Christmas confessions from an exhausted Dad {Brian's guest post}

And now, as you read Brian's words, may I remind you how much I love him and how lucky I am to share the journey of parenthood with him?

Christmas confessions from an exhausted Dad

guest post from 

Brian

:

Every year during Advent Tamara and I watch the 1946 classic

 It’s a Wonderful Life

I have a visceral reaction to the part of the movie where George Bailey’s life begins 

to unravel. It’s right after Uncle Billy inadvertently hands the villain, Mr. Potter, 

eight thousand dollars that belong to the family business.

On Christmas Eve George returns to his loving home

 to find the family busily 

preparing for the big day. It is chaos. The four kids are being, well… kids –- asking 

questions, playing piano, running fevers, George is stressed, the cops are coming and 

all hope is lost.

What makes me cringe is the way George Bailey treats his children.

 He is grumpy, 

mean, remorseful and desperate. At one point he sputters, “Why do we have to have 

all these kids, anyway.”

I cringe because I am George Bailey, or I was anyway.

It’s not often that our worst moments get caught on film

 as a lasting monument to 

our pride. I am lucky enough to have two such monuments: wedding pictures with

me sporting a mullet and a video of Christmas 1997.

Tamara’s family was on mission in Korea

 and we were determined to keep every 

family tradition with our four kids in front of the mounted video camera to send to 

Asia.

Bad idea.

One family tradition is to read the Christmas story from Luke 2

 while the kids bring 

each character of the nativity to the stable at the appropriate time.

In our twenty-seven-year-old-parental-wisdom

 we decided to keep this beloved 

family tradition using the hand-painted ceramic nativity set that we received for a wedding gift 

and that we hope is used well after Tamara and I are gone.

Four kids, ages 6, 4, 1 and 17 days, a priceless ceramic nativity, a stressed out dad

and a video camera.

Seriously

. Bad idea.

I scolded, growled and snatched Baby Jesus out of the hands of an innocent child. 

At one point during the morning, I threatened to cancel Christmas. Yep, Christmas 

cancelled on account of kids being kids. I was George Bailey.

I make jokes about the mullet 

– “ceremony up front and wedding reception in

the back”. I’ve made rules about the video. No showing to anyone but family. No 

watching it when I am around. No taking it out of the house.

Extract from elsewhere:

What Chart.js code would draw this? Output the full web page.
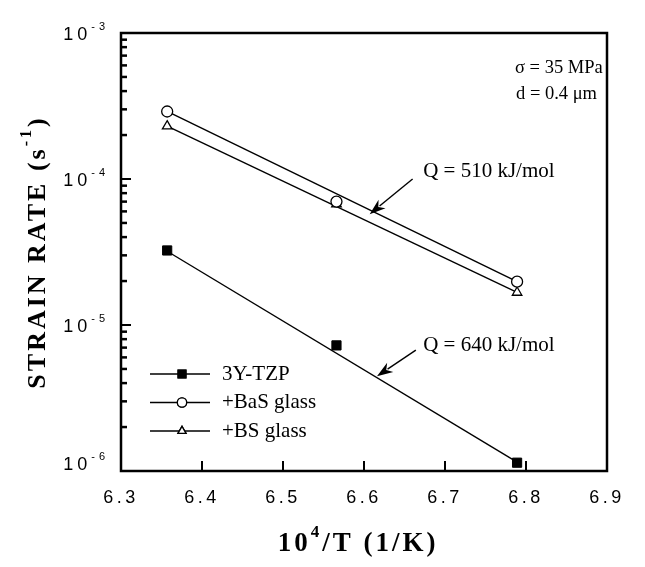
<!DOCTYPE html>
<html lang="en">
  <head>
    <meta charset="UTF-8" />
    <title>Strain rate vs 1/T</title>
    <style>
      body {
        margin: 0;
        background: #fff;
      }
      #wrap {
        width: 645px;
        height: 567px;
      }
    </style>
    <script src="https://cdn.jsdelivr.net/npm/chart.js"></script>
  </head>
  <body>
    <div id="wrap"><canvas id="chart" width="645" height="567"></canvas></div>

    <script>
      // 10^4/T for 1300, 1250, 1200 C
      const invT = [6.357, 6.566, 6.789];

      // measured strain rates (1/s)
      const tzpRate = [3.24e-5, 7.25e-6, 1.14e-6];
      const basRate = [2.9e-4, 7.0e-5, 1.98e-5];
      const bsRate = [2.3e-4, 6.73e-5, 1.67e-5];

      // ends of the drawn fit lines
      const fitX = [6.357, 6.789];
      const tzpFit = [3.2e-5, 1.15e-6];
      const basFit = [2.9e-4, 1.98e-5];
      const bsFit = [2.3e-4, 1.67e-5];

      const xTicks = [6.3, 6.4, 6.5, 6.6, 6.7, 6.8, 6.9];
      const yDecades = [-3, -4, -5, -6];

      const seriesNames = ["3Y-TZP", "+BaS glass", "+BS glass"];

      // annotation anchors in data units: [text x, text y, tail x, tail y, tip x, tip y]
      const q510 = [6.673, 1.12e-4, 6.66, 1.0e-4, 6.607, 5.74e-5];
      const q640 = [6.673, 7.28e-6, 6.664, 6.73e-6, 6.616, 4.45e-6];

      const SERIF = '"Liberation Serif", "Times New Roman", serif';
      const SANS = '"Liberation Sans", Arial, sans-serif';

      function pts(xs, ys) {
        return xs.map((x, i) => ({ x, y: ys[i] }));
      }

      // draw text made of normal and superscript pieces
      function rich(ctx, parts, x, y, size, weight, spacing, align) {
        const fonts = parts.map(
          (p) => `${weight} ${p.sup ? Math.round(size * 0.62) : size}px ${p.ff || SERIF}`
        );
        let w = 0;
        const widths = parts.map((p, i) => {
          ctx.font = fonts[i];
          ctx.letterSpacing = spacing + "px";
          const m = ctx.measureText(p.text).width;
          w += m;
          return m;
        });
        let cx = align === "center" ? x - w / 2 : align === "right" ? x - w : x;
        ctx.textAlign = "left";
        ctx.textBaseline = "middle";
        parts.forEach((p, i) => {
          ctx.font = fonts[i];
          ctx.letterSpacing = spacing + "px";
          ctx.fillText(p.text, cx, p.sup ? y - size * 0.42 : y);
          cx += widths[i];
        });
        ctx.letterSpacing = "0px";
      }

      function arrow(ctx, x1, y1, x2, y2) {
        const a = Math.atan2(y2 - y1, x2 - x1);
        const len = 16;
        const half = 5.5;
        ctx.lineWidth = 1.4;
        ctx.beginPath();
        ctx.moveTo(x1, y1);
        ctx.lineTo(x2 - Math.cos(a) * len * 0.8, y2 - Math.sin(a) * len * 0.8);
        ctx.stroke();
        ctx.beginPath();
        ctx.moveTo(x2, y2);
        ctx.lineTo(
          x2 - Math.cos(a) * len - Math.sin(a) * half,
          y2 - Math.sin(a) * len + Math.cos(a) * half
        );
        ctx.lineTo(x2 - Math.cos(a) * len * 0.7, y2 - Math.sin(a) * len * 0.7);
        ctx.lineTo(
          x2 - Math.cos(a) * len + Math.sin(a) * half,
          y2 - Math.sin(a) * len - Math.cos(a) * half
        );
        ctx.closePath();
        ctx.fill();
      }

      const decor = {
        id: "decor",
        afterDatasetsDraw(chart) {
          const { ctx, chartArea: ca } = chart;
          const xs = chart.scales.x;
          const ys = chart.scales.y;
          ctx.save();
          ctx.strokeStyle = "#000";
          ctx.fillStyle = "#000";

          // frame
          ctx.lineWidth = 2.5;
          ctx.strokeRect(ca.left, ca.top, ca.right - ca.left, ca.bottom - ca.top);

          // x ticks (inward) and labels
          ctx.lineWidth = 2;
          xTicks.forEach((v) => {
            const px = xs.getPixelForValue(v);
            if (v > 6.3 && v < 6.9) {
              ctx.beginPath();
              ctx.moveTo(px, ca.bottom);
              ctx.lineTo(px, ca.bottom - 10);
              ctx.stroke();
            }
            rich(ctx, [{ text: v.toFixed(1), ff: SANS }], px, ca.bottom + 27, 18, "normal", 3.5, "center");
          });

          // y ticks: decades long, 2..9 short
          yDecades.forEach((d) => {
            for (let m = 1; m <= 9; m++) {
              const v = m * Math.pow(10, d);
              if (v > 1.0001e-3) continue;
              const py = ys.getPixelForValue(v);
              ctx.lineWidth = m === 1 ? 2 : 2.5;
              ctx.beginPath();
              ctx.moveTo(ca.left, py);
              ctx.lineTo(ca.left + (m === 1 ? 10 : 6), py);
              ctx.stroke();
            }
            const py = ys.getPixelForValue(Math.pow(10, d));
            rich(
              ctx,
              [
                { text: "10", ff: SANS },
                { text: "-" + -d, ff: SANS, sup: true },
              ],
              ca.left - 12,
              py + (d === -6 ? -6 : 2),
              18,
              "normal",
              4,
              "right"
            );
          });

          // axis titles
          rich(
            ctx,
            [{ text: "10" }, { text: "4", sup: true }, { text: "/T (1/K)" }],
            (ca.left + ca.right) / 2 - 6,
            ca.bottom + 73,
            27,
            "bold",
            3,
            "center"
          );
          ctx.save();
          ctx.translate(38, (ca.top + ca.bottom) / 2 + 0);
          ctx.rotate(-Math.PI / 2);
          rich(
            ctx,
            [{ text: "STRAIN RATE (s" }, { text: "-1", sup: true }, { text: ")" }],
            0,
            0,
            26,
            "bold",
            3,
            "center"
          );
          ctx.restore();

          // conditions
          rich(ctx, [{ text: "σ = 35 MPa" }], ca.right - 92, ca.top + 35, 18.5, "normal", 0, "left");
          rich(ctx, [{ text: "d = 0.4 μm" }], ca.right - 91, ca.top + 61, 18.5, "normal", 0, "left");

          // activation energy labels with arrows
          [
            [q510, "Q = 510 kJ/mol"],
            [q640, "Q = 640 kJ/mol"],
          ].forEach(([a, label]) => {
            rich(
              ctx,
              [{ text: label }],
              xs.getPixelForValue(a[0]),
              ys.getPixelForValue(a[1]),
              21,
              "normal",
              0,
              "left"
            );
            arrow(
              ctx,
              xs.getPixelForValue(a[2]),
              ys.getPixelForValue(a[3]),
              xs.getPixelForValue(a[4]),
              ys.getPixelForValue(a[5])
            );
          });

          // legend
          const styles = chart.data.datasets.slice(0, 3);
          styles.forEach((ds, i) => {
            const ly = ca.top + 341 + i * 28.5;
            const lx = ca.left + 29;
            ctx.lineWidth = 1.3;
            ctx.beginPath();
            ctx.moveTo(lx, ly);
            ctx.lineTo(lx + 60, ly);
            ctx.stroke();
            Chart.helpers.drawPoint(
              ctx,
              {
                pointStyle: ds.pointStyle,
                radius: ds.pointRadius * 0.85,
                borderWidth: ds.borderWidth,
              },
              lx + 32,
              ly
            );
            ctx.fillStyle = ds.backgroundColor;
            ctx.fill();
            ctx.stroke();
            ctx.fillStyle = "#000";
            rich(ctx, [{ text: seriesNames[i] }], lx + 72, ly, 21, "normal", 0, "left");
          });
          ctx.restore();
        },
      };

      const lineStyle = {
        showLine: true,
        pointRadius: 0,
        borderColor: "#000",
        borderWidth: 1.4,
        order: 2,
      };

      new Chart(document.getElementById("chart"), {
        type: "scatter",
        data: {
          datasets: [
            {
              label: seriesNames[0],
              data: pts(invT, tzpRate),
              pointStyle: "rect",
              pointRadius: 6.5,
              backgroundColor: "#000",
              borderColor: "#000",
              borderWidth: 1,
              order: 0,
            },
            {
              label: seriesNames[1],
              data: pts(invT, basRate),
              pointStyle: "circle",
              pointRadius: 5.5,
              backgroundColor: "#fff",
              borderColor: "#000",
              borderWidth: 1.3,
              order: 0,
            },
            {
              label: seriesNames[2],
              data: pts(invT, bsRate),
              pointStyle: "triangle",
              pointRadius: 5.5,
              backgroundColor: "#fff",
              borderColor: "#000",
              borderWidth: 1.3,
              order: 0,
            },
            { ...lineStyle, label: "fit 3Y-TZP", data: pts(fitX, tzpFit) },
            { ...lineStyle, label: "fit BaS", data: pts(fitX, basFit) },
            { ...lineStyle, label: "fit BS", data: pts(fitX, bsFit) },
          ],
        },
        options: {
          responsive: false,
          animation: false,
          events: [],
          layout: { padding: { top: 33, right: 38, left: 0, bottom: 0 } },
          plugins: {
            legend: { display: false },
            tooltip: { enabled: false },
          },
          scales: {
            x: {
              type: "linear",
              min: 6.3,
              max: 6.9,
              grid: { display: false },
              border: { display: false },
              ticks: { display: false },
              afterFit: (s) => {
                s.height = 96;
              },
            },
            y: {
              type: "logarithmic",
              min: 1e-6,
              max: 1e-3,
              grid: { display: false },
              border: { display: false },
              ticks: { display: false },
              afterFit: (s) => {
                s.width = 121;
              },
            },
          },
        },
        plugins: [decor],
      });
    </script>
  </body>
</html>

I was not a very good dad when my kids were young

. I was selfish. I wanted to have 

perfect kids so people thought I was perfect. My heart was not for my children. My 

heart was for me.

Somehow we as parents need to imagine the kind of people

 that we want our kids to 

be and work to raise that kind of person. Easier said than done, right?

I want my kids to be human

. I want them to be kind, helpful, faithful, funny,

emotional, expressive and real. I don’t want them to take themselves too seriously, 

be afraid to fail or be perfect.

Christmas morning 1997 was a turning point for me as a father.

 I did not like what I 

saw on the video. I still don’t.

Tamara and I began to read and pray.

 We talked to friends and family whom we 

wanted to model as parents and respectfully ignored those we didn’t.

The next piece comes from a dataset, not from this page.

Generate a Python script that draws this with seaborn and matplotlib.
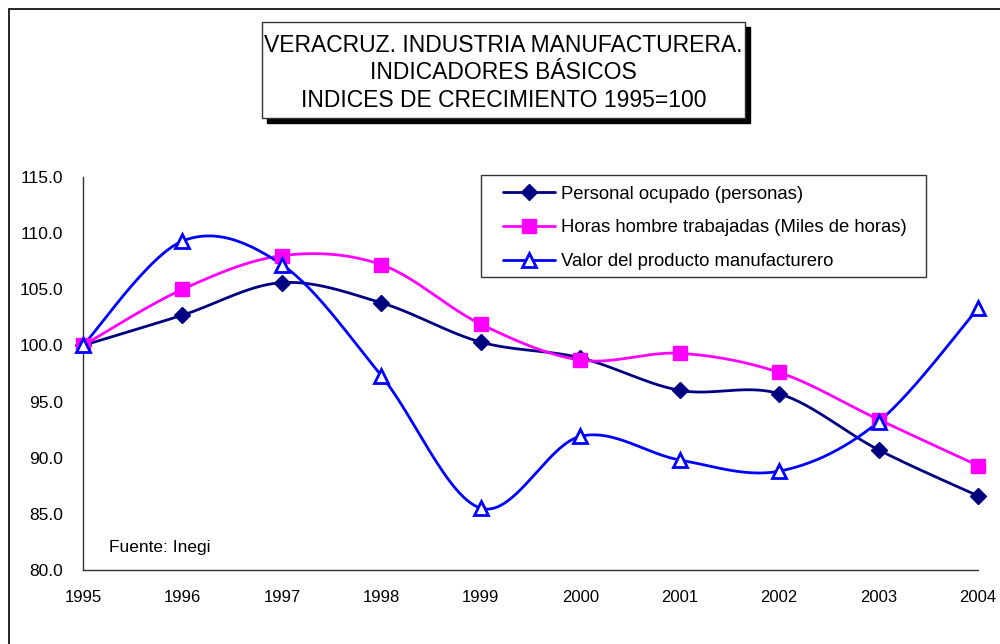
import numpy as np
import pandas as pd
import matplotlib
matplotlib.use("Agg")
import matplotlib.pyplot as plt
from matplotlib.lines import Line2D
from matplotlib.patches import Rectangle
import seaborn as sns

# Datos (índices 1995=100)
anios = [1995, 1996, 1997, 1998, 1999, 2000, 2001, 2002, 2003, 2004]
personal = [100.0, 102.7, 105.6, 103.8, 100.3, 98.9, 96.0, 95.7, 90.7, 86.6]
horas = [100.0, 105.0, 108.0, 107.2, 101.9, 98.7, 99.3, 97.6, 93.4, 89.3]
valor = [100.0, 109.3, 107.2, 97.3, 85.5, 91.9, 89.8, 88.8, 93.2, 103.3]

etiquetas = ["Personal ocupado (personas)",
             "Horas hombre trabajadas (Miles de horas)",
             "Valor del producto manufacturero"]
titulo = "VERACRUZ. INDUSTRIA MANUFACTURERA.\nINDICADORES BÁSICOS\nINDICES DE CRECIMIENTO 1995=100"
y_ticks = [80, 85, 90, 95, 100, 105, 110, 115]


def suavizar(x, y, n=30):
    # curva suavizada tipo Excel (Bezier / Catmull-Rom) a partir de los datos
    p = np.column_stack([x, y]).astype(float)
    p = np.vstack([p[0], p, p[-1]])
    out = []
    t = np.linspace(0, 1, n)[:, None]
    for i in range(1, len(p) - 2):
        b0 = p[i]
        b1 = p[i] + (p[i + 1] - p[i - 1]) / 6
        b2 = p[i + 1] - (p[i + 2] - p[i]) / 6
        b3 = p[i + 1]
        seg = ((1 - t) ** 3 * b0 + 3 * (1 - t) ** 2 * t * b1
               + 3 * (1 - t) * t ** 2 * b2 + t ** 3 * b3)
        out.append(seg if i == 1 else seg[1:])
    out = np.vstack(out)
    return out[:, 0], out[:, 1]


sns.set_style("white")
plt.rcParams["font.family"] = ["Liberation Sans", "DejaVu Sans"]
plt.rcParams["text.color"] = "black"
plt.rcParams["xtick.color"] = "black"
plt.rcParams["ytick.color"] = "black"

fig = plt.figure(figsize=(10, 6.44), dpi=100)
ax = fig.add_axes([0.083, 0.115, 0.895, 0.61])

series = [
    (personal, "#000080", "D", 8, "#000080"),
    (horas, "#FF00FF", "s", 10, "#FF00FF"),
    (valor, "#0000FF", "^", 10, "white"),
]

handles = []
for (vals, color, mk, ms, face), lab in zip(series, etiquetas):
    xs, ys = suavizar(anios, vals)
    df = pd.DataFrame({"x": xs, "y": ys})
    sns.lineplot(data=df, x="x", y="y", ax=ax, color=color, lw=2,
                 sort=False, estimator=None)
    ax.plot(anios, vals, linestyle="none", marker=mk, ms=ms, color=color,
            mfc=face, mec=color, mew=2 if face == "white" else 1, clip_on=False,
            zorder=5)
    handles.append(Line2D([0], [0], color=color, lw=2, marker=mk, ms=ms,
                          mfc=face, mec=color, mew=2 if face == "white" else 1))

ax.set_xlim(1995, 2004)
ax.set_ylim(80, 115)
ax.set_xticks(anios)
ax.set_xticklabels([str(a) for a in anios])
ax.set_yticks(y_ticks)
ax.set_yticklabels([f"{v:.1f}" for v in y_ticks])
ax.set_xlabel("")
ax.set_ylabel("")
for s in ["top", "right"]:
    ax.spines[s].set_visible(False)
for s in ["left", "bottom"]:
    ax.spines[s].set_color("#333333")
    ax.spines[s].set_linewidth(1)
ax.tick_params(axis="both", direction="out", width=1, color="#333333",
               labelcolor="black")
ax.tick_params(axis="y", length=4.5, labelsize=12.5, pad=10)
ax.tick_params(axis="x", length=3.5, labelsize=12, pad=11)

ax.text(0.029, 0.058, "Fuente: Inegi", transform=ax.transAxes,
        fontsize=12.5, ha="left", va="center", color="black")

# leyenda sin marco propio; el recuadro se dibuja aparte
leg = ax.legend(handles, etiquetas, loc="center left",
                bbox_to_anchor=(0.503, 1 - 228 / 644), bbox_transform=fig.transFigure,
                borderaxespad=0, borderpad=0, fontsize=13.3, frameon=False,
                handlelength=2.8, handletextpad=0.32, labelspacing=0.9,
                labelcolor="black")
fig.patches.append(Rectangle((0.481, 1 - 277 / 644), 0.445, 102 / 644,
                             transform=fig.transFigure, fill=False,
                             edgecolor="#333333", lw=1, zorder=1))

# marco exterior del gráfico
fig.patches.append(Rectangle((0.009, -0.2), 1.3, 1.186, transform=fig.transFigure,
                             fill=False, edgecolor="black", lw=1.2, zorder=0))

# caja del título con sombra
fig.patches.append(Rectangle((0.267, 0.8168 - 0.0078), 0.483, 0.149,
                             transform=fig.transFigure, facecolor="black",
                             edgecolor="black", zorder=1))
fig.patches.append(Rectangle((0.262, 0.8168), 0.483, 0.149,
                             transform=fig.transFigure, facecolor="white",
                             edgecolor="#333333", lw=1, zorder=2))
fig.text(0.5035, 0.887, titulo, ha="center", va="center", fontsize=16.5,
         linespacing=1.25, zorder=3, color="black")

fig.savefig("out.png", dpi=100, facecolor="white")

I sought counseling and emotional healing.

 I confessed my sin, shame and 

fatherlessness to God.

When our kids were old enough,

 I asked them to forgive me for that Christmas and 

other days like it. They did.

Our kids are now 22, 20, 17 and 16.

 They’re not perfect, but they are human.

We have a wall in our house with pictures of our kids. The middle of the collage 

reads, 

“We might just be the luckiest people alive.”

 It reminds me of the final scene 

in the movie. The crisis has passed, George wants to live again and the 

town has rallied to help their friend. George’s brother, Harry Bailey, closes the 

movie 

“To my brother George, the richest man in town.”

And we never did break that nativity. 

Lucky

.

A few more days, friends, to practice the quiet waiting -- and hoping -- of Advent.